The regime’s Attorney General, Mohammad Jafari, says, “unfortunately, the cyberspace is being used by many foreign currents as a path to hit the system. The enemy is taking advantage of the internet to inflict on us various types of social harms, including blasphemy. A soft war has been waged against us in this regard,” this, according to Tasnim news agency, December 7, 2016.

He also acknowledges regime’s policies regarding censorship of the internet and social networks, adding, “considering the Attorney General’s responsibility, there is a close relationship with the Cyber Police with regard to the internet, so that 13-14 thousand websites are blocked each week due to violations.”
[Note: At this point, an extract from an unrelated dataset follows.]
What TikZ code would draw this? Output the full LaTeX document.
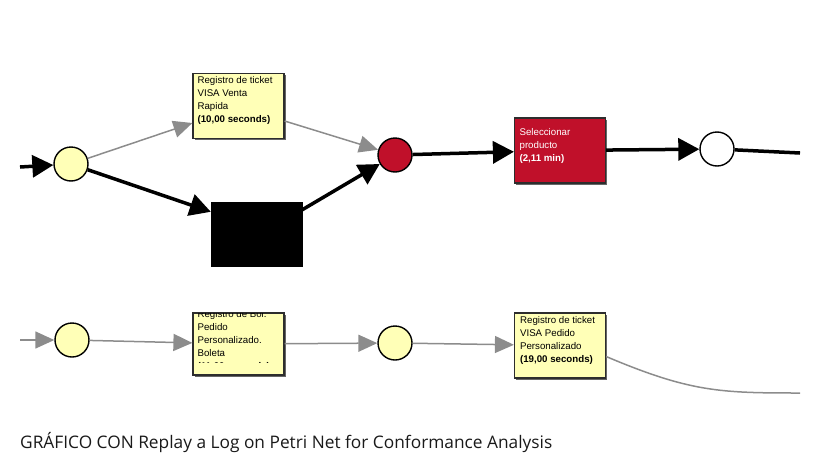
\documentclass[tikz,border=0pt]{standalone}
\usepackage{fontspec}
\setmainfont{Liberation Sans}
\newfontfamily\captionfont{Open Sans}
\usetikzlibrary{arrows.meta,positioning,shadows}
\definecolor{placeyellow}{RGB}{255,255,183}
\definecolor{netred}{RGB}{192,16,42}
\definecolor{arcgray}{RGB}{140,140,140}
\definecolor{boxline}{RGB}{45,45,45}
\begin{document}
\begin{tikzpicture}[x=1pt,y=-1pt]
\tikzset{place/.style = {draw, circle, line width=1.4pt, fill=placeyellow, minimum size=34pt, inner sep=0pt}}
\tikzset{trans/.style = {draw=boxline, line width=1.2pt, fill=placeyellow, minimum width=91pt, minimum height=65pt, inner sep=0pt, drop shadow={shadow xshift=1.5pt, shadow yshift=-1.5pt, fill=black!60, opacity=1}}}
\tikzset{boxtext/.style = {anchor=north west, align=left, inner sep=0pt, font=\fontsize{9.7}{13}\selectfont}}
\tikzset{thickarc/.style = {line width=3.5pt, -{Triangle[length=21pt,width=22pt]}}}
\tikzset{grayarc/.style = {draw=arcgray, line width=1.5pt, -{Triangle[length=19pt,width=17pt]}}}
\useasboundingbox (0,0) rectangle (832,458);
% top row
\coordinate (inbeg) at (20,167);
\node[place] (in1) at (71,164) {};
\node[trans] (vta) at (238.5,106) {};
\node[boxtext] (vtatxt) at ([xshift=5pt,yshift=-3.5pt]vta.north west) {Registro de ticket\\VISA Venta\\Rapida\\\textbf{(10,00 seconds)}};
\node[draw, fill=black, minimum width=91pt, minimum height=64pt] (tau) at (256.5,234) {};
\node[place, fill=netred] (mid) at (395,155) {};
\node[trans, fill=netred] (sel) at (560,150.5) {};
\node[boxtext, text=white] (seltxt) at ([xshift=5.5pt,yshift=-11pt]sel.north west) {Seleccionar\\producto\\\textbf{(2,11 min)}};
\node[place, fill=white] (out) at (717,149) {};
\coordinate (outend) at (800,153);
\draw[thickarc] (inbeg) -- (in1);
\draw[grayarc] (in1) -- ([yshift=-17pt]vta.west);
\draw[grayarc] ([yshift=-15pt]vta.east) -- (mid);
\draw[thickarc] (in1) -- ([yshift=-10pt]tau.north west);
\draw[thickarc] ([yshift=-8pt]tau.north east) -- (mid);
\draw[thickarc] (mid) -- (sel);
\draw[thickarc] (sel) -- (out);
\draw[line width=3.5pt] (out) -- (outend);
% bottom row
\coordinate (inbeg2) at (20,340);
\node[place] (in2) at (72,340) {};
\node[trans, minimum height=62pt] (bol) at (238.5,344) {};
\begin{scope}
\clip ([xshift=1pt,yshift=-1pt]bol.north west) rectangle ([yshift=13pt]bol.south east);
\node[boxtext] (boltxt) at ([xshift=5pt,yshift=2.5pt]bol.north west) {Registro de Bol.\\Pedido\\Personalizado.\\Boleta\\\textbf{(11,00 seconds)}};
\end{scope}
\node[place] (in3) at (395,343) {};
\node[trans] (vpd) at (560,345.5) {};
\node[boxtext] (vpdtxt) at ([xshift=6pt,yshift=-4pt]vpd.north west) {Registro de ticket\\VISA Pedido\\Personalizado\\\textbf{(19,00 seconds)}};
\coordinate (curveend) at (800,393);
\draw[grayarc] (inbeg2) -- (in2);
\draw[grayarc] (in2) -- (bol);
\draw[grayarc] (bol) -- (in3);
\draw[grayarc] (in3) -- (vpd);
\draw[draw=arcgray, line width=1.5pt] ([yshift=-11pt]vpd.east) .. controls (690,392) and (720,393) .. (curveend);
% caption
\node[anchor=base west, inner sep=0pt, font=\captionfont\fontsize{17.3}{20}\selectfont, text=black!90] (caption) at (20,448) {GRÁFICO CON Replay a Log on Petri Net for Conformance Analysis};
\end{tikzpicture}
\end{document}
Many internet service providers refuse to transfer their servers to Iran, as deploying the servers in Iran means allowing the regime’s security and intelligence bodies to have access to users’ identities, as well as a collection of other information available on social networks. The popular Telegram social network has refused to have any kind of collaboration with the Iranian regime.

While complaining about this fact, the Attorney General says that, “one of the reasons for (regime’s) inability to cope with the social networks is that their servers are not located in Iran.” 

The regime’s policies and huge investments have failed.  An increasing number of social network users, who in addition to challenging the whole system, are able to access important sources of information from inside the country.